> PROBLEM TO SOLVE
In the material below, please retype the lines from the very first through the one with "const yTicks = [10, 100, 1000]", exactly and without pictures.
►
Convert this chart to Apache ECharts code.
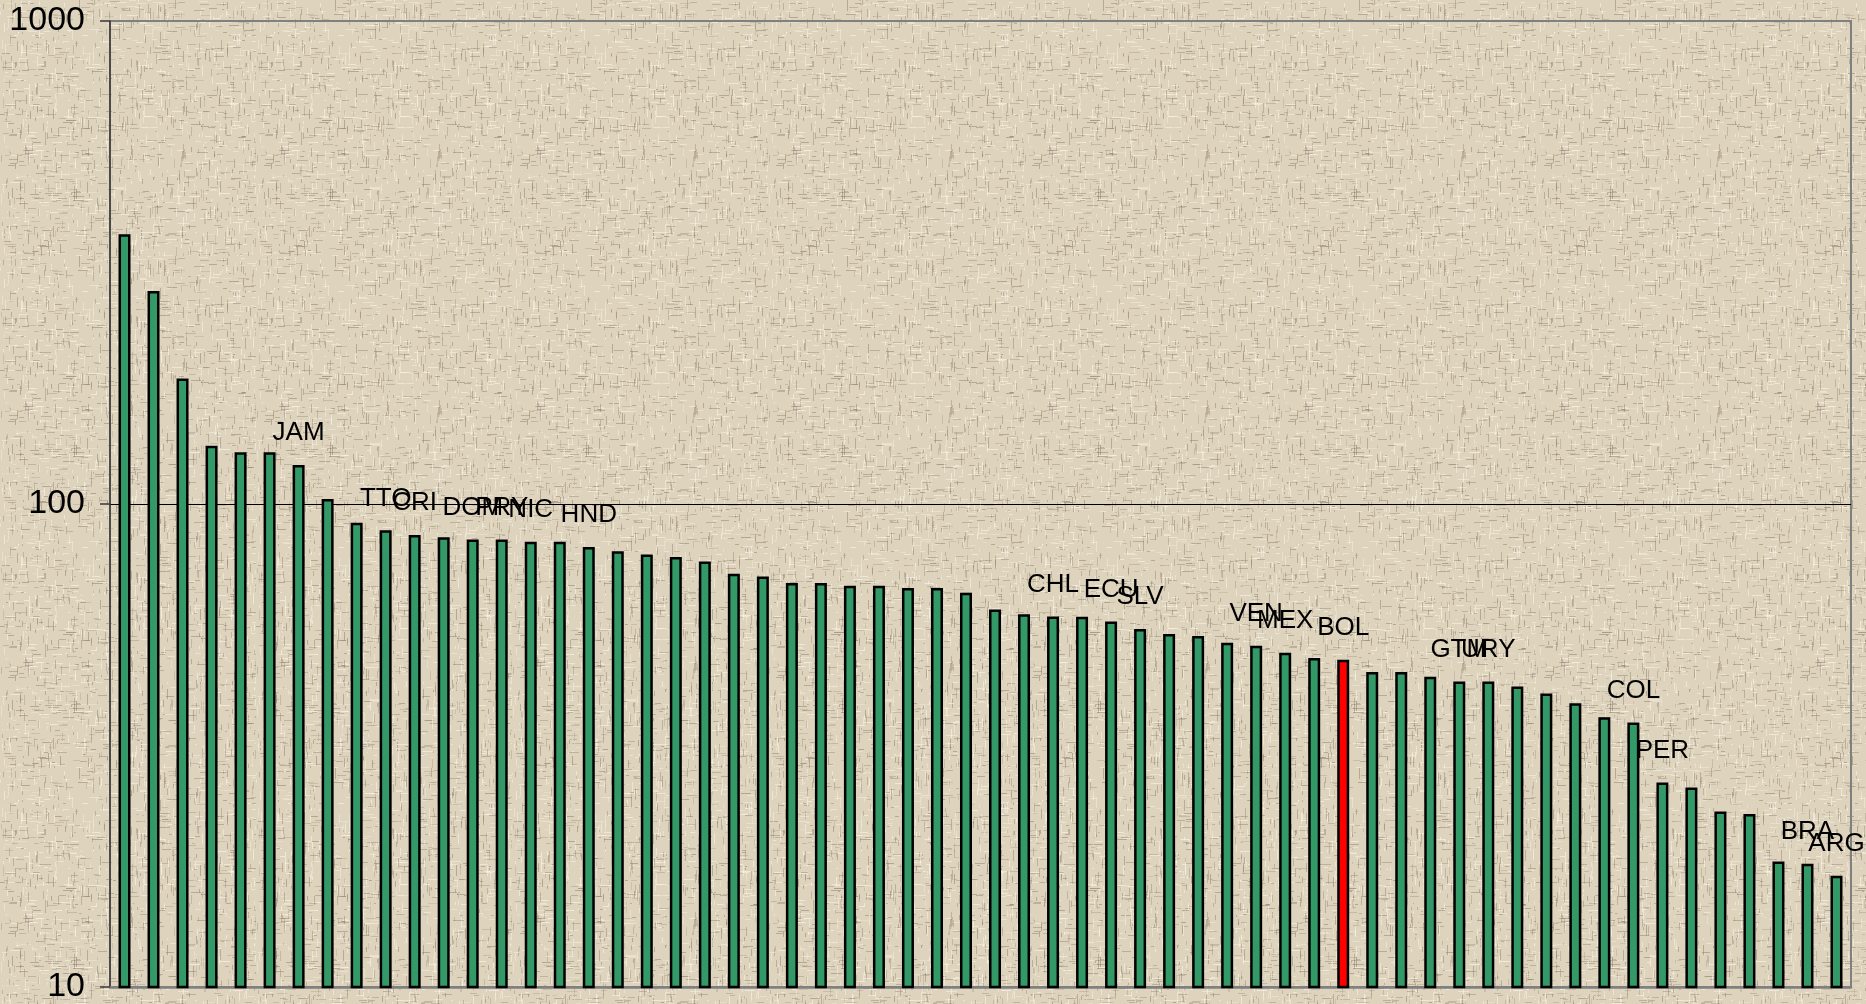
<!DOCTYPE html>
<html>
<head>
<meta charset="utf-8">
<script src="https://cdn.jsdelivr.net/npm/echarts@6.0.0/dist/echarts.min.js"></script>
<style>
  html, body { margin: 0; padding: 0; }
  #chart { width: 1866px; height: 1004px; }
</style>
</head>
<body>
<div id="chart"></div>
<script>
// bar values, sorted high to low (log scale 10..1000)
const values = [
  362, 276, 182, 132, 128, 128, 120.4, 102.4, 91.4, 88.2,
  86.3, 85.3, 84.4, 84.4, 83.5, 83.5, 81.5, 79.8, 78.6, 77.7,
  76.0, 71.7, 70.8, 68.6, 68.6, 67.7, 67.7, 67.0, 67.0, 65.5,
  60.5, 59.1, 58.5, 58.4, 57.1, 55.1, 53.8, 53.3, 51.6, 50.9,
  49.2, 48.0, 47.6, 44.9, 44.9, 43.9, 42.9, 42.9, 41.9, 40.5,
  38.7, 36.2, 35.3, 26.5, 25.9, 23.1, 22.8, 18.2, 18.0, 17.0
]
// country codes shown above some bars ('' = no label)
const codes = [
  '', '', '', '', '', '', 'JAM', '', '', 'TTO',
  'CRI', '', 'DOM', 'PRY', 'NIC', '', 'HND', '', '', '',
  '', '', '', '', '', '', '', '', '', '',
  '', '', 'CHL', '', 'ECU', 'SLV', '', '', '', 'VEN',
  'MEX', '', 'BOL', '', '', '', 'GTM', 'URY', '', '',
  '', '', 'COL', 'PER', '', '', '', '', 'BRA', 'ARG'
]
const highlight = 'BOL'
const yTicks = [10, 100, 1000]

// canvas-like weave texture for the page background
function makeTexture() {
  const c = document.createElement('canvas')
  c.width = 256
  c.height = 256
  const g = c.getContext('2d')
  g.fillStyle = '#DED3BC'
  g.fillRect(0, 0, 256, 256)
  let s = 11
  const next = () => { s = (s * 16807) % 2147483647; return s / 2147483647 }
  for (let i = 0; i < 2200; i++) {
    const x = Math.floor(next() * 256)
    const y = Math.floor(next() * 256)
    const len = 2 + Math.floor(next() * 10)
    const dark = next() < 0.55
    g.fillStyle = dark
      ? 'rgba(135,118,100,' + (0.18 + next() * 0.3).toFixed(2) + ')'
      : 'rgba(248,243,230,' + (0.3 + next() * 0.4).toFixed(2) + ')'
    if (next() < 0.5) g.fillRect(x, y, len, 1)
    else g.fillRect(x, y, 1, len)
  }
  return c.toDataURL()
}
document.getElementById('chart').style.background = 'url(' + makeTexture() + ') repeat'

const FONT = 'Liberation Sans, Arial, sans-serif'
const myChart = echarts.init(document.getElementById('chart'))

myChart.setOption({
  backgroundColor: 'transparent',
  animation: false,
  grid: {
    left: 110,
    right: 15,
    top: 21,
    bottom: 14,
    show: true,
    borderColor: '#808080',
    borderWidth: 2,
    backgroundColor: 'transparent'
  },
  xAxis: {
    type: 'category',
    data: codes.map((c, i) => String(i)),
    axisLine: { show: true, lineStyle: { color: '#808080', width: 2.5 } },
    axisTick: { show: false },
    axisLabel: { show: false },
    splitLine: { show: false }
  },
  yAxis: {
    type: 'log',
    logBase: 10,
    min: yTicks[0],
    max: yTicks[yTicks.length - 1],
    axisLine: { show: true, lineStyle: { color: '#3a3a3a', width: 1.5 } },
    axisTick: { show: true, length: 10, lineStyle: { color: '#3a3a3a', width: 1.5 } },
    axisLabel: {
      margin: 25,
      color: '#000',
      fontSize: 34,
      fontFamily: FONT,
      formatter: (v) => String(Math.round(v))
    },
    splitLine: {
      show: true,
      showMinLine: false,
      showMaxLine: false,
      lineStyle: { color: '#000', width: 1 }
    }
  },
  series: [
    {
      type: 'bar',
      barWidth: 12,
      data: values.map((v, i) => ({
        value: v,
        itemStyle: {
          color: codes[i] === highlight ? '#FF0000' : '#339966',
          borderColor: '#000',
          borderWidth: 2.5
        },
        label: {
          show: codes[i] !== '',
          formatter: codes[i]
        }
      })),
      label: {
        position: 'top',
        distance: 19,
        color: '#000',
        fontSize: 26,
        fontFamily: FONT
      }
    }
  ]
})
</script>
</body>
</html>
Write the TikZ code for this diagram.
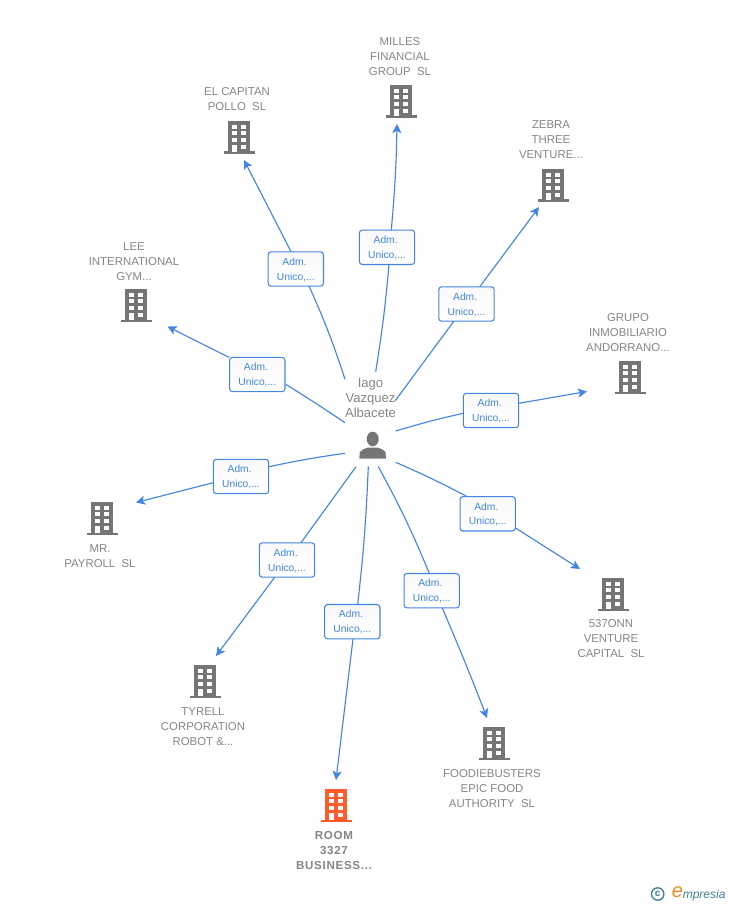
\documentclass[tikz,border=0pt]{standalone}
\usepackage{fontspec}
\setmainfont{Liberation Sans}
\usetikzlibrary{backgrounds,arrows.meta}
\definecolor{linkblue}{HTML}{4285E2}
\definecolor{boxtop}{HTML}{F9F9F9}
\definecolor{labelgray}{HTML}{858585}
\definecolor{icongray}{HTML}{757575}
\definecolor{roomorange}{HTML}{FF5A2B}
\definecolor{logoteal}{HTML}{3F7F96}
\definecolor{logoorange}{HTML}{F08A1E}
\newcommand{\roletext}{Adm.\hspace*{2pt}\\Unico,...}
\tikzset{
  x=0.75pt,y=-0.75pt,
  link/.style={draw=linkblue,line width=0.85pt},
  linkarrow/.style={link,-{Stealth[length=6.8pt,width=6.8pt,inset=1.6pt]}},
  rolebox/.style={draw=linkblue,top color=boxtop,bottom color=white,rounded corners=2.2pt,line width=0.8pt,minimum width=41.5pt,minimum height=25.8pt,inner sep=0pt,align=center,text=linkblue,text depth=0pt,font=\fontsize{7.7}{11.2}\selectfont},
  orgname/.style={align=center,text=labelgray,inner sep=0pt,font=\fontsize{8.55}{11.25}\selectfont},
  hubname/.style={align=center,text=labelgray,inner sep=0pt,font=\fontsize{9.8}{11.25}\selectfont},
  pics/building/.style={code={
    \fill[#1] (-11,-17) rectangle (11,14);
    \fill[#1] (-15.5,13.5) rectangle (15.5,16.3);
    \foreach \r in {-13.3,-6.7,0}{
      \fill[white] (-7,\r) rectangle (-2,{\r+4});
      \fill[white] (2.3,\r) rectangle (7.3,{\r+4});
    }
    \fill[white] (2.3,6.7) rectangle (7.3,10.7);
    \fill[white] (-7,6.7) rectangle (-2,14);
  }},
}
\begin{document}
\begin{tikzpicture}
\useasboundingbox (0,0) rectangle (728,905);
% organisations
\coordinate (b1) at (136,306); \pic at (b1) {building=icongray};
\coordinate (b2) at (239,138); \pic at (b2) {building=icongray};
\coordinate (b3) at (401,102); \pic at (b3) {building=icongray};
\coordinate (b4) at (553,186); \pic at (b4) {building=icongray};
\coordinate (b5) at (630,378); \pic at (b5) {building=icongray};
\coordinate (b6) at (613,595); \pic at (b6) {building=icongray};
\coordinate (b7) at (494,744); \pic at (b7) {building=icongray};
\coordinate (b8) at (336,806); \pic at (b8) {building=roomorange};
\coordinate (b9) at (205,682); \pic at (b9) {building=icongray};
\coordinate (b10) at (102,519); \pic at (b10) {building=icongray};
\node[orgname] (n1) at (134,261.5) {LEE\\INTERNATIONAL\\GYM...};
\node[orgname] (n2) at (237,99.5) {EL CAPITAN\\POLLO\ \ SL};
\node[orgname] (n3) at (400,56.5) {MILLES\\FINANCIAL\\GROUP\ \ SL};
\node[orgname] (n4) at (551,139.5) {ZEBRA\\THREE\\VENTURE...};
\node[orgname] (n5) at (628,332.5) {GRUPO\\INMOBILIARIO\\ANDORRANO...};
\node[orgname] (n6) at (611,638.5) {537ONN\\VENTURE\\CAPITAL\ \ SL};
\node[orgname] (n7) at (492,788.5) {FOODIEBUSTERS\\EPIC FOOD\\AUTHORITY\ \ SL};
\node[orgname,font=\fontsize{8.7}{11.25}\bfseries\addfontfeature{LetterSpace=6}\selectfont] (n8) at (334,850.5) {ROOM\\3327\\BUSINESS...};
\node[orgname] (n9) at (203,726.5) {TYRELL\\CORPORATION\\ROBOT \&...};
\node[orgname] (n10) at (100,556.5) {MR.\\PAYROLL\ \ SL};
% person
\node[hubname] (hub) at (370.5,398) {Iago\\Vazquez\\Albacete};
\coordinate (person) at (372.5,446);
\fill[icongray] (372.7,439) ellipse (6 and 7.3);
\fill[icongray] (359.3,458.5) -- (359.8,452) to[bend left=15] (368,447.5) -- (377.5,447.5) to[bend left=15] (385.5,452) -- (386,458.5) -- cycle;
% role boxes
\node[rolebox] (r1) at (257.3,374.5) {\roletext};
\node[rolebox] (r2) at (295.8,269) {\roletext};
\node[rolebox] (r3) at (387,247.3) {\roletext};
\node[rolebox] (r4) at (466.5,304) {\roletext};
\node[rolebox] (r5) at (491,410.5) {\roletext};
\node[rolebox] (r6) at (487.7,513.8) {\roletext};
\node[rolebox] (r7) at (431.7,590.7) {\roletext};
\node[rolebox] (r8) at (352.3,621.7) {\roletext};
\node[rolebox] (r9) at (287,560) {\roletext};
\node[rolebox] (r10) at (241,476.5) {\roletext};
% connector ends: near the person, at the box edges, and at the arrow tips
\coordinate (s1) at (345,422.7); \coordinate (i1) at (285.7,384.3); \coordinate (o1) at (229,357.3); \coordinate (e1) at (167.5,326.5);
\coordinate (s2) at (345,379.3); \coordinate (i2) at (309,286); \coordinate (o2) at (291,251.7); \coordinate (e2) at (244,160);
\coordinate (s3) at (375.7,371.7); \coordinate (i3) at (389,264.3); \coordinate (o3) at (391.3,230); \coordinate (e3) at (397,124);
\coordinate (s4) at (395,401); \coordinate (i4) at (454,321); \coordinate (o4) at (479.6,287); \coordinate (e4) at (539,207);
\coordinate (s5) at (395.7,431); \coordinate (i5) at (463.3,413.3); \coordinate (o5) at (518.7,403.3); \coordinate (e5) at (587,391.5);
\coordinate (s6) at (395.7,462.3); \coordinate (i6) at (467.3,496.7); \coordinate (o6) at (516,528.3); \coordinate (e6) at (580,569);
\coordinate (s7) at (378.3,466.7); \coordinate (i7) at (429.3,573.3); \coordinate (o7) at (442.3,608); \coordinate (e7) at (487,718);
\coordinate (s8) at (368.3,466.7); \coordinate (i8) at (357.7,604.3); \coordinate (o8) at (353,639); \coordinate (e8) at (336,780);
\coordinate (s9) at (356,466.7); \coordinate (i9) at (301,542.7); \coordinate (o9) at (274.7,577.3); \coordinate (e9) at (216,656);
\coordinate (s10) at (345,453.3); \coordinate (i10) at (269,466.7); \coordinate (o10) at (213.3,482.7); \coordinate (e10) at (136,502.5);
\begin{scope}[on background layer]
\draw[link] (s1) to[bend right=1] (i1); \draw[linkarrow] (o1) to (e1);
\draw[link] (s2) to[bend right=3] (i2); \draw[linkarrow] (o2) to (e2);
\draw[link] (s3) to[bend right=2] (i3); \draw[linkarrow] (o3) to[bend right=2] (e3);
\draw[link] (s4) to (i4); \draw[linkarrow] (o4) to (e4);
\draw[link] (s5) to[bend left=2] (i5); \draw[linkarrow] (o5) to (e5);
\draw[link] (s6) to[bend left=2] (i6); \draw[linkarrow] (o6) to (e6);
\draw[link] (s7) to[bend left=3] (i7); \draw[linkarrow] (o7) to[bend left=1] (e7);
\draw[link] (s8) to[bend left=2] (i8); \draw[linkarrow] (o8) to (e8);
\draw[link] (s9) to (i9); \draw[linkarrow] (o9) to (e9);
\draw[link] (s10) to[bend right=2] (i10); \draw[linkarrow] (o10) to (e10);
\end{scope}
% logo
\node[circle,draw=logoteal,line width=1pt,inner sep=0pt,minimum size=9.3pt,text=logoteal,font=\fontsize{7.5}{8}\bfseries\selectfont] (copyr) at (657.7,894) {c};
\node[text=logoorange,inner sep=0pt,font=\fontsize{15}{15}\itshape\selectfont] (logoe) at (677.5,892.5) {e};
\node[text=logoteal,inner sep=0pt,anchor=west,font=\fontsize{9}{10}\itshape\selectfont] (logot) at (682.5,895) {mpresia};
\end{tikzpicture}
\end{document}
◄
> SOLUTION TO THIS TASK
Convert this chart to Apache ECharts code.
<!DOCTYPE html>
<html>
<head>
<meta charset="utf-8">
<script src="https://cdn.jsdelivr.net/npm/echarts@6.0.0/dist/echarts.min.js"></script>
<style>
  html, body { margin: 0; padding: 0; }
  #chart { width: 1866px; height: 1004px; }
</style>
</head>
<body>
<div id="chart"></div>
<script>
// bar values, sorted high to low (log scale 10..1000)
const values = [
  362, 276, 182, 132, 128, 128, 120.4, 102.4, 91.4, 88.2,
  86.3, 85.3, 84.4, 84.4, 83.5, 83.5, 81.5, 79.8, 78.6, 77.7,
  76.0, 71.7, 70.8, 68.6, 68.6, 67.7, 67.7, 67.0, 67.0, 65.5,
  60.5, 59.1, 58.5, 58.4, 57.1, 55.1, 53.8, 53.3, 51.6, 50.9,
  49.2, 48.0, 47.6, 44.9, 44.9, 43.9, 42.9, 42.9, 41.9, 40.5,
  38.7, 36.2, 35.3, 26.5, 25.9, 23.1, 22.8, 18.2, 18.0, 17.0
]
// country codes shown above some bars ('' = no label)
const codes = [
  '', '', '', '', '', '', 'JAM', '', '', 'TTO',
  'CRI', '', 'DOM', 'PRY', 'NIC', '', 'HND', '', '', '',
  '', '', '', '', '', '', '', '', '', '',
  '', '', 'CHL', '', 'ECU', 'SLV', '', '', '', 'VEN',
  'MEX', '', 'BOL', '', '', '', 'GTM', 'URY', '', '',
  '', '', 'COL', 'PER', '', '', '', '', 'BRA', 'ARG'
]
const highlight = 'BOL'
const yTicks = [10, 100, 1000]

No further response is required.